Sunday, June 27, 2010

Examining My Future

"Sometimes I gt so caught up in the excitement, and then for an instance realize I might be leaving.

My future looks so uncertain now. I don't know what to expect, what to hope for, and what to do to avoid disappointment."

Excerpts from The Diary.

Everything's clear now. I got the answer I wanted, or maybe I was just waiting for the answer to drop down from heaven, literally. Because right till now I don't have a clue what I really want. So I am just going the direction I am pointed and turned to.

I am wondering. Still.

Monday, June 14, 2010

Life Like That

Ever done something that is so totally out of place? Something you only sees in movies but never ever dream of doing?

I did it.

I puked in a drain beside the road. Although at a closed alley, still some people was unfortunate enough to have to see it.

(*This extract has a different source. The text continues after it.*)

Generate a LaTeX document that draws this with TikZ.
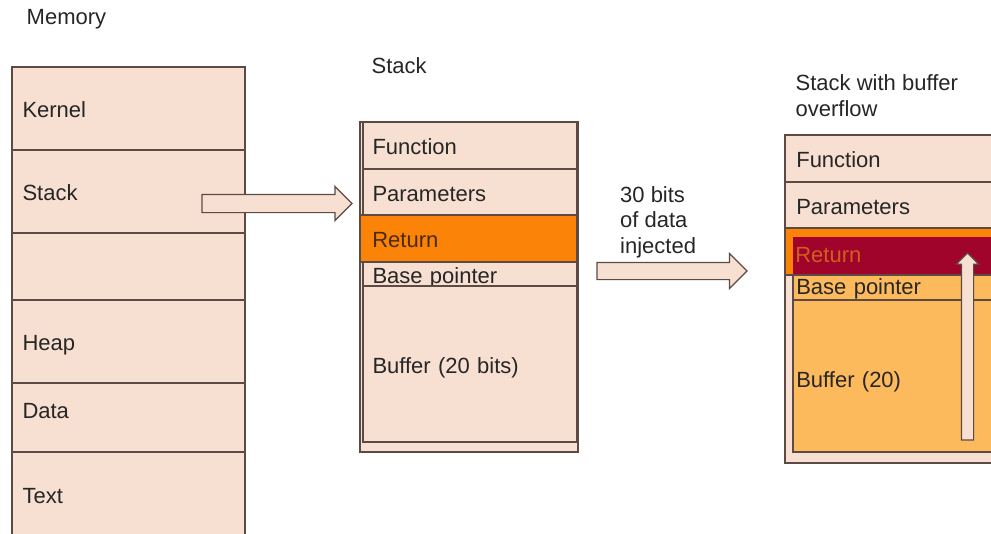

I was definitely sick that day.

This things should only happen once. Otherwise I might just get boycotted.Enough said.

Positivity

Today deserves a chance. And I am trying to be positive. It's a brand new morning, almost eleven. But still considered morning. I haven't been as productive as I wanted..yea, wasted my holidays away.

But anyway, I bought a book. Started to read it. The lovely bones--by Alice Sebold. And it's really good. I know I am gonna love it. Next up, my allowance will go to my next target--The time traveler's wife. I going to start collecting books now. Then by the time I am 30 years of age, I'll have a impressive collection. Then maybe I'll start my own library..Ah, blissful dreams.

Sis came back on Sunday. Our family is complete now. And she's officially the tallest among us three sisters. I knew the day would come.

I am stalling. Waiting. Waking up and doing nothing. Positivity sucks.